Latest data shows business leaders have pooled Rwf155 billion in capital, which has been invested in different projects in Kigali.
With the high ratio of non-performing loans and increasingly costs of provisioning, banks are lending against collateral, locking out hundreds of small businesses.
A baseline survey carried out by the Private Sector Federation (PSF) to map out collective investment scheme shows 86 collectives exited in the country by 2015.
The collectives have invested in all sectors of the economy including agriculture, agro-processing, energy, mining, tourism and real estate.
Kigali alone, according to PSF has attracted investments worth Rwf80 billion, a sign the city offers more business opportunities during the implementation of its development master plan.
According to experts, the pool of resources that the private sector has marshalled over time, positions them to finance mega projects.
“The growing number of collective investment schemes shows the potential they have to transform the investment landscape in Rwanda,” said Faustin Karasira, director of capacity building and entrepreneurship at PSF.
In an investment forum organised by Kigali city authorities on May 31, the meeting aimed at forging partnerships with business leaders would see the city and PSF jointly implement the master plan.
The burgeoning collective investment schemes, according to the private sector have shown potential to finance private-public partnerships in energy, housing and other infrastructure projects.
High cost of credit
The high cost of credit, which ranges between 17 per cent and 24 per cent depending on the perceived credit risk, has locked out many would-be borrowers.
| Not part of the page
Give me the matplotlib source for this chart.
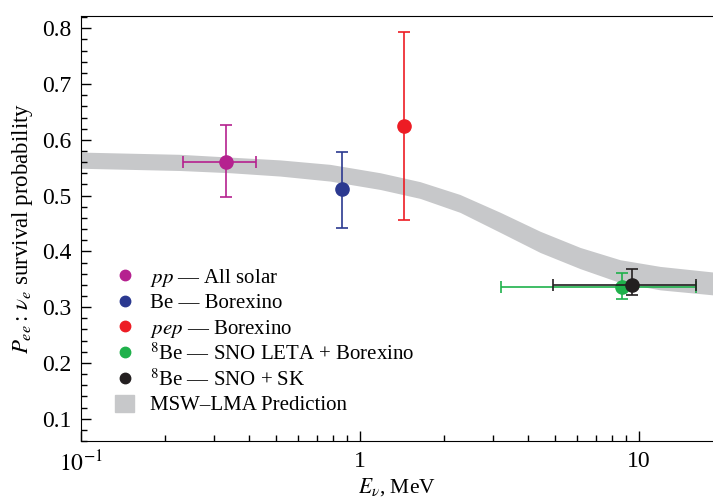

According to lenders, the few who accessed credit are struggling to service the loans, citing a slowdown in economic growth to 5.9 per cent in 2016, compromising consumption as disposable incomes shrunk.
Market players allude increased provisioning for bad debt to be the main driver of the drop in lending, which has made banks more risk-averse.
Data from National Bank of Rwanda Credit to the private sector has plunged from double-digit growth to single-digit growth.
The slowdown in credit is blamed on a sluggish economic growth due to low global commodity prices, high inflation, which pushed up the cost of living and depreciation of the Rwandan franc.
Data from the Ministry of Finance and Economic Planning shows fewer loans were disbursed in 2016 compared with the previous year. Credit to the private sector slowed down in 2016, growing at only 7.8 per cent compared to the highest recorded rate of 30 per cent in 2015. Loans grew marginally from Rwf1178.1 billion in 2015 to Rwf1269.6 billion.
Mr Karasira said collective investments in the country are still dogged by poor fund management, which is locking out many members as corporate governance issues continue to drag down its growth.
Champion Investment Corporation Complex, a commercial complex with 1,500 rooms is one of the signature projects developed through the scheme. The complex valued at $30 million (Rwf25 billion), followed in the footsteps of Nyarugenge market and Gisozi mixed-use building.